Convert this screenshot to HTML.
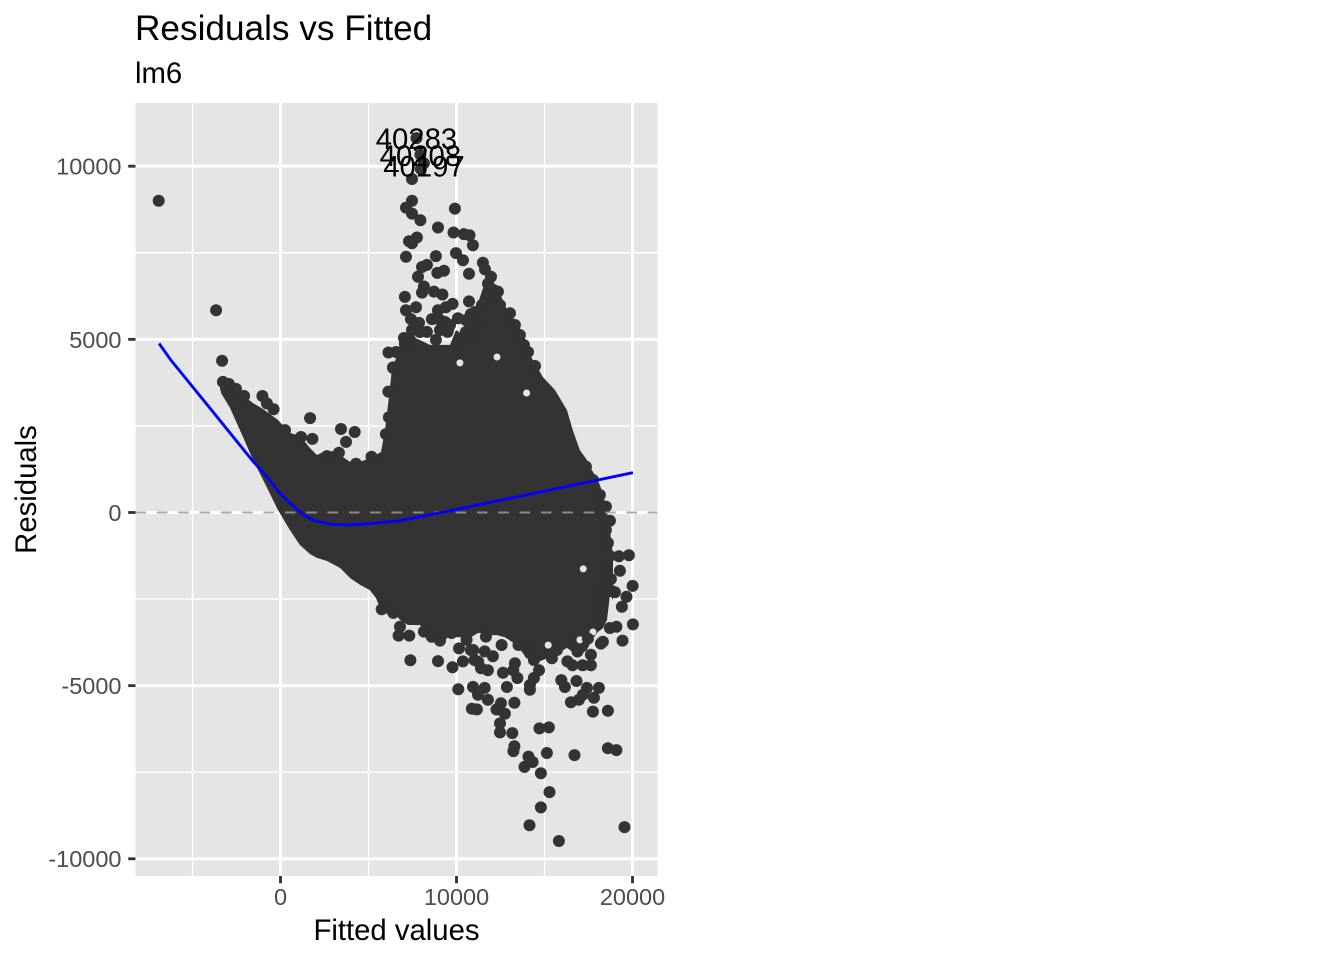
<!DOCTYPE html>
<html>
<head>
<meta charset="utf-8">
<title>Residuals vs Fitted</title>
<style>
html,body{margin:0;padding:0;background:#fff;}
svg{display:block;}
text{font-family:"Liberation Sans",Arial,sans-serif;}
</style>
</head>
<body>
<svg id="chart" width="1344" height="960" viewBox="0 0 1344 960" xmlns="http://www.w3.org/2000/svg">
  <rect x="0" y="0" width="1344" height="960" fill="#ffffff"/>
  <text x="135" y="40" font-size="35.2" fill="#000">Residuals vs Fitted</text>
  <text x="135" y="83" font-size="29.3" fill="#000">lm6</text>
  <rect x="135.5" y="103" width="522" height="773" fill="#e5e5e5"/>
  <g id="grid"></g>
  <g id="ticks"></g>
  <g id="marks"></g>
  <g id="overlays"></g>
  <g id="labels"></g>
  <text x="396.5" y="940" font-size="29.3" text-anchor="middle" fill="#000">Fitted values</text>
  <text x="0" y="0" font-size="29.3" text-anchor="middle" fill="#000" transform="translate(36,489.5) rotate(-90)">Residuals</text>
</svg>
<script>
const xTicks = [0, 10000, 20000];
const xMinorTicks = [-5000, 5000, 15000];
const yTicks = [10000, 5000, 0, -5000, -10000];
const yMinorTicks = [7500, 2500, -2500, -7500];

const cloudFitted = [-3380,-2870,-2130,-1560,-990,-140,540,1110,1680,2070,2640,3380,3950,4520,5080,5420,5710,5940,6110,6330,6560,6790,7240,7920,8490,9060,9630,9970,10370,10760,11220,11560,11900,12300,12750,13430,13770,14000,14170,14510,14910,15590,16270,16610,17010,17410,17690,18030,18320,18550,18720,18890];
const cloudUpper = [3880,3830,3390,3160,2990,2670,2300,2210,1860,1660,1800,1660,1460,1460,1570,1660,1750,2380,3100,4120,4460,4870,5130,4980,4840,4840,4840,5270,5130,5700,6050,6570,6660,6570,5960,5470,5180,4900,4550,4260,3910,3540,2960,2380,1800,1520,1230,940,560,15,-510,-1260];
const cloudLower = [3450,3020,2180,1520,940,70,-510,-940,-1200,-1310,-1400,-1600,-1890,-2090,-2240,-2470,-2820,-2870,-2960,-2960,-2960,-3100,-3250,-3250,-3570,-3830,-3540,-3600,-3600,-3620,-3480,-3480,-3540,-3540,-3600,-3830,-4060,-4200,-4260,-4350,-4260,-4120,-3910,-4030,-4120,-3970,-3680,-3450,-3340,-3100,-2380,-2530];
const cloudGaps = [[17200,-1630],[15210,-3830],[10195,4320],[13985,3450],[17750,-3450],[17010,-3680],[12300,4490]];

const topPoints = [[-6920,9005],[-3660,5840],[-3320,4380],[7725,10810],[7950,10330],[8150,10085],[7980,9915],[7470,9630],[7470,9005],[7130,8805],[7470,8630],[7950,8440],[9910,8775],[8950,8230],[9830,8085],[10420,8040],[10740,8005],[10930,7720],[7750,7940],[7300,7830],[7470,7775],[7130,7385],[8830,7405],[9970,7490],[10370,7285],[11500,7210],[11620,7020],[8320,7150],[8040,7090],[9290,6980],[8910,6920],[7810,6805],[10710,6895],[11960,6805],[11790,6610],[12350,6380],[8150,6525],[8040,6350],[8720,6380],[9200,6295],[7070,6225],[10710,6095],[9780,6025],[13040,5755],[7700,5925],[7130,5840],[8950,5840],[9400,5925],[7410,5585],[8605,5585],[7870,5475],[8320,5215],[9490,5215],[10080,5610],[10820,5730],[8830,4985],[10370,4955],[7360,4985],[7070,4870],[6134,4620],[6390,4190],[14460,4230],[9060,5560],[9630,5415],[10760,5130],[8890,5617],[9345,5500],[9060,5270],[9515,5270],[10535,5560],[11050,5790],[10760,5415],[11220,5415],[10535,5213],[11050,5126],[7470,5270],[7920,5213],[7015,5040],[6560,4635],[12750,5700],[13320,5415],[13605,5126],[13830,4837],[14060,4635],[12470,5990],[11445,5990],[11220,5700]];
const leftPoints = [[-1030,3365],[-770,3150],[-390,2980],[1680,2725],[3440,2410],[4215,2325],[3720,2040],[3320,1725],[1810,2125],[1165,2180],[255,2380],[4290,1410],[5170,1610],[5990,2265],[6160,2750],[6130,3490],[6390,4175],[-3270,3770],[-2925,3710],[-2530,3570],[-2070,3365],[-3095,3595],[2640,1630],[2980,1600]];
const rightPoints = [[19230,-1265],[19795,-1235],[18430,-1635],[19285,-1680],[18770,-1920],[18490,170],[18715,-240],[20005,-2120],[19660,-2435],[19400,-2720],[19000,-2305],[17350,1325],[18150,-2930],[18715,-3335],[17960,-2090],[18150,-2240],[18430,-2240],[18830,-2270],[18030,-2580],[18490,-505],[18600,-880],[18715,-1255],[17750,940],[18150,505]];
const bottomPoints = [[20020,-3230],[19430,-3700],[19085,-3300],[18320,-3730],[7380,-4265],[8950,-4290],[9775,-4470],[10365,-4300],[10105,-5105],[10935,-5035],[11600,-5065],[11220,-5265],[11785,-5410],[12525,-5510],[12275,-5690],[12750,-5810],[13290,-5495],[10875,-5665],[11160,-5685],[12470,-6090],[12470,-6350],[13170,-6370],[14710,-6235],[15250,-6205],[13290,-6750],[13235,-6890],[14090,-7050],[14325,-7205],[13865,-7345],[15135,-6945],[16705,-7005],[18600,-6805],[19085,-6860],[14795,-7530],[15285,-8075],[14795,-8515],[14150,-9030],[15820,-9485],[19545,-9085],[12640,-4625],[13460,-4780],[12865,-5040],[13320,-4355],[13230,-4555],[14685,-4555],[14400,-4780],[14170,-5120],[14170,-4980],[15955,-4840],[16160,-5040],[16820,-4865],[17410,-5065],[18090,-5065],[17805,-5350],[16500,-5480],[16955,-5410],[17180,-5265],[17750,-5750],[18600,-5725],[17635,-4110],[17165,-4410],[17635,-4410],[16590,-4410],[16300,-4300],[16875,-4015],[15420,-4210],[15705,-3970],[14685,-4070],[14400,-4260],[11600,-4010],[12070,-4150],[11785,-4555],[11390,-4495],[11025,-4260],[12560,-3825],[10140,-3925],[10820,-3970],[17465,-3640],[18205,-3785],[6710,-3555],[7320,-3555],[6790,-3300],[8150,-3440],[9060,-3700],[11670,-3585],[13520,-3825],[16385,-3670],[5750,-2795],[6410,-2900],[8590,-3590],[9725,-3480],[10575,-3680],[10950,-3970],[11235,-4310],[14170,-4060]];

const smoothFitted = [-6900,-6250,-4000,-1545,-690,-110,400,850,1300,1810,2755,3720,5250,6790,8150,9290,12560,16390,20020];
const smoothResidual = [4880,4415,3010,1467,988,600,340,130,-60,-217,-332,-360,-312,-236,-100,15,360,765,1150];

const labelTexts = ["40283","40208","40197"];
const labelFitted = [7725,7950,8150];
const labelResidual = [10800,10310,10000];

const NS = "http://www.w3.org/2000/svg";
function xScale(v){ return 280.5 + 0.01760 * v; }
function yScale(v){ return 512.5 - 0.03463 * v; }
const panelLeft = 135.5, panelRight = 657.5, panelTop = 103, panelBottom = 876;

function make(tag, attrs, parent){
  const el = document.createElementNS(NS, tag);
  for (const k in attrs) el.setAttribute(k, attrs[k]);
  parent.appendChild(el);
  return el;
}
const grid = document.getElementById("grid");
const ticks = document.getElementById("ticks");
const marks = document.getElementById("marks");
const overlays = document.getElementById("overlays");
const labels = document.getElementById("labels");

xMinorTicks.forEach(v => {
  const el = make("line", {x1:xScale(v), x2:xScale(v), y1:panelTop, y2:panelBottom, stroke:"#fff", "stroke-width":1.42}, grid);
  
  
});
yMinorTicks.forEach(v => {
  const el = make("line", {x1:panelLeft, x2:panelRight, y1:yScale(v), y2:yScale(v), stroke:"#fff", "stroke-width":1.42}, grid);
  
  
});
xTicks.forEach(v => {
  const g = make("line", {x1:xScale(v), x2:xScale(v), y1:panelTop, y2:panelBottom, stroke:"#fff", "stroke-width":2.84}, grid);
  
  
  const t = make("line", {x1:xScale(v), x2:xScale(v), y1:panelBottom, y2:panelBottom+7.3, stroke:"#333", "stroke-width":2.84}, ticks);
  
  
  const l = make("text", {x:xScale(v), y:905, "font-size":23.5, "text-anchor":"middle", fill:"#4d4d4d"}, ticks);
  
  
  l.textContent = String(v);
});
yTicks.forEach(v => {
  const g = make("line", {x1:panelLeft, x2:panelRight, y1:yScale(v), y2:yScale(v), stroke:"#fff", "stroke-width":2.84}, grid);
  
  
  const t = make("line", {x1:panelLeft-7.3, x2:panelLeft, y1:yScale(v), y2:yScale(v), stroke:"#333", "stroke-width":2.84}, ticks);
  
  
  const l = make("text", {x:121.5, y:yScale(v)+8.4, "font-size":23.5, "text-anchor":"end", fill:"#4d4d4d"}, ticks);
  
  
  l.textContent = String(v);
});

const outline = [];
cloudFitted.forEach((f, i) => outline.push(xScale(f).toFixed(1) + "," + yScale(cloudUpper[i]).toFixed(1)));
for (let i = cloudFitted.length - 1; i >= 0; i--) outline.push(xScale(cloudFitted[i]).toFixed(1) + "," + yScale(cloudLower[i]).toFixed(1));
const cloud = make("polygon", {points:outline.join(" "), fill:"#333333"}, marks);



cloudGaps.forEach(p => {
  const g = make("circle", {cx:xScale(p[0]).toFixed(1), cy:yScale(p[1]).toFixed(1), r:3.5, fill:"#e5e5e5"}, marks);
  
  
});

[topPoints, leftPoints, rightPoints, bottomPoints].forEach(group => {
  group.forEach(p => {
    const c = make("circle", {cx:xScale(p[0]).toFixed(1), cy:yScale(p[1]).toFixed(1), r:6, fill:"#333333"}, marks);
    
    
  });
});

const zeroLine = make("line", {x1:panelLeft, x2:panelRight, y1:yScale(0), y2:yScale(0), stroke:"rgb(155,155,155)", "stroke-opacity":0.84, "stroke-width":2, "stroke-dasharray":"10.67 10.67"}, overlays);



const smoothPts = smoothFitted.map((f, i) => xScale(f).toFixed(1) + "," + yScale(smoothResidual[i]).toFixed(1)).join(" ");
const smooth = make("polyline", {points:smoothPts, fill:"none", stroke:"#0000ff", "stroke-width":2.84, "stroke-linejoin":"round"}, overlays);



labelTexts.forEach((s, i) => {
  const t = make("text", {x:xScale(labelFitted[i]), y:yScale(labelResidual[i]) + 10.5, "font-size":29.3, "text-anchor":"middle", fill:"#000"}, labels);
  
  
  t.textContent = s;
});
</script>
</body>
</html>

**Task statement**. Take the lines from the start of the material to the line with "const yMinorTicks = [7500, 2500, -2500, -7500];", both included, and transcribe them exactly without the pictures.

**Written answer**.
Convert this screenshot to HTML.
<!DOCTYPE html>
<html>
<head>
<meta charset="utf-8">
<title>Residuals vs Fitted</title>
<style>
html,body{margin:0;padding:0;background:#fff;}
svg{display:block;}
text{font-family:"Liberation Sans",Arial,sans-serif;}
</style>
</head>
<body>
<svg id="chart" width="1344" height="960" viewBox="0 0 1344 960" xmlns="http://www.w3.org/2000/svg">
  <rect x="0" y="0" width="1344" height="960" fill="#ffffff"/>
  <text x="135" y="40" font-size="35.2" fill="#000">Residuals vs Fitted</text>
  <text x="135" y="83" font-size="29.3" fill="#000">lm6</text>
  <rect x="135.5" y="103" width="522" height="773" fill="#e5e5e5"/>
  <g id="grid"></g>
  <g id="ticks"></g>
  <g id="marks"></g>
  <g id="overlays"></g>
  <g id="labels"></g>
  <text x="396.5" y="940" font-size="29.3" text-anchor="middle" fill="#000">Fitted values</text>
  <text x="0" y="0" font-size="29.3" text-anchor="middle" fill="#000" transform="translate(36,489.5) rotate(-90)">Residuals</text>
</svg>
<script>
const xTicks = [0, 10000, 20000];
const xMinorTicks = [-5000, 5000, 15000];
const yTicks = [10000, 5000, 0, -5000, -10000];
const yMinorTicks = [7500, 2500, -2500, -7500];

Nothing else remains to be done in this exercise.